You can rearrange that equation to find v. Next you'll need to write two equations for the collision, one for conservation of KE and one for conservation of momentum. These can be solved simultaneously.

 

[AryRezvani]

Don't worry, the mass will cancel in all the equations you do.

So you have Mgh = $\frac{1}{2}$Mv², that's a good start.

You can rearrange that equation to find v. Next you'll need to write two equations for the collision, one for conservation of KE and one for conservation of momentum. These can be solved simultaneously.

Okay, well rearranging that equation, you get 2mghv²/m.

O... Then the masses cancel out and you're left with 2gh=v².
Sqr[(2)(9.8)(.3)] = 2.619
So M hits m with a velocity of 2.619 m/s.
_______________________________________

Okay, now for conservation of momentum and KE:

I'm a little lost on this part.

 

[Nytik]

The momentum of the big block before they collide must be equal to the combined momentums of the big and little block after the collision. Do you know how to write an equation for this?

Similarly, the KE of the big block before the collision equals the combined KE of the big block and little block after the collision. Can you write this equation?

 

[AryRezvani]

The momentum of the big block before they collide must be equal to the combined momentums of the big and little block after the collision. Do you know how to write an equation for this?

Similarly, the KE of the big block before the collision equals the combined KE of the big block and little block after the collision. Can you write this equation?

Hmm I could give it a try. In regards to KE,

1/2Mv²= 1/2mv²+1/2Mv²

Not sure how to signify a collision above. Sorry for giving you a hard time. My physics professor isn't much a professor.

 

[Nytik]

That equation is perfect, I'm just going to add some subscript to make things clearer:

$\frac{1}{2}$Mv$_{i}^{2}$ = $\frac{1}{2}$Mv$^{2}_{1}$ + $\frac{1}{4}$Mv$^{2}_{2}$

So v$_{1}$ is the resulting velocity of the big block, and v$_{2}$ for the small block. Also notice I have substituted in the mass of the small block (m = 1/2M) to make it easier for you to cancel.

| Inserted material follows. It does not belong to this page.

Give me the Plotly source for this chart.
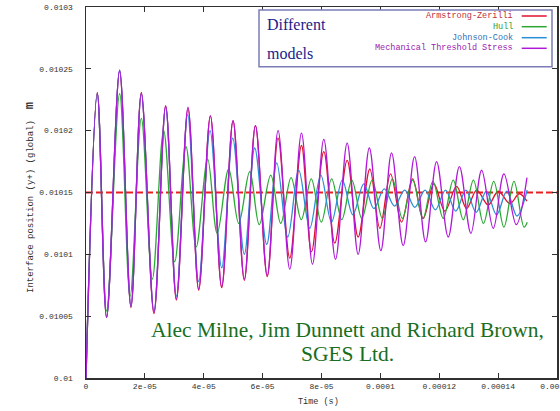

The equation for momentum is very similar,
Mv$_{i}$ = Mv$_{1}$ + $\frac{1}{2}$Mv$_{2}$

Now that you have two simultaneous equations for v$_{1}$ and v$_{2}$, you can solve them. (e.g. rearrange the momentum equation for v$_{1}$, then substitute the result into the KE equation). It might get a bit fiddly. Don't forget to cancel all the M's first!

 

[Nytik]

Hopefully you read this before solving, I accidentally missed out a 1/2 in the momentum equation (which I have now edited in). Sorry about that!

 

[AryRezvani]

Hopefully you read this before solving, I accidentally missed out a 1/2 in the momentum equation (which I have now edited in). Sorry about that!

That equation was ugly as hell hahaha.

Okay, the velocity of the smaller block was 1.75 m/s
the larger .8 m/s

 

[lendav_rott]

The 1st thing that comes to mind when I see this assignment is freefalling.

The blocks get an acceleration which is computable by the given information - once knocked off the table they will take exactly the same amount of time to reach the floor as they would have if just let fall to the floor from the same height. Once the time is known, everything else is a cinch.

I'm going to test this out,cuz technically, it should work

 

[Nytik]

Sorry it's taken me so long to get back to this thread. Did you check those numbers with the equations (sub them back into make sure they work)? Because they don't look correct to me.

By the way, when solving the two equations the preferred method is to keep all symbols in until the final step (I don't know if you solved them this way or not). Using this method the velocities I get are:

v$_{1}$ = $\frac{1}{3}$$\sqrt{2gh}$

v$_{2}$ = $\frac{4}{3}$$\sqrt{2gh}$

And these answers solve both equations so I believe them to be correct. Can you try again and see if you come up with these answers? (Perhaps you didn't put the 1/2 in that I missed first time around.)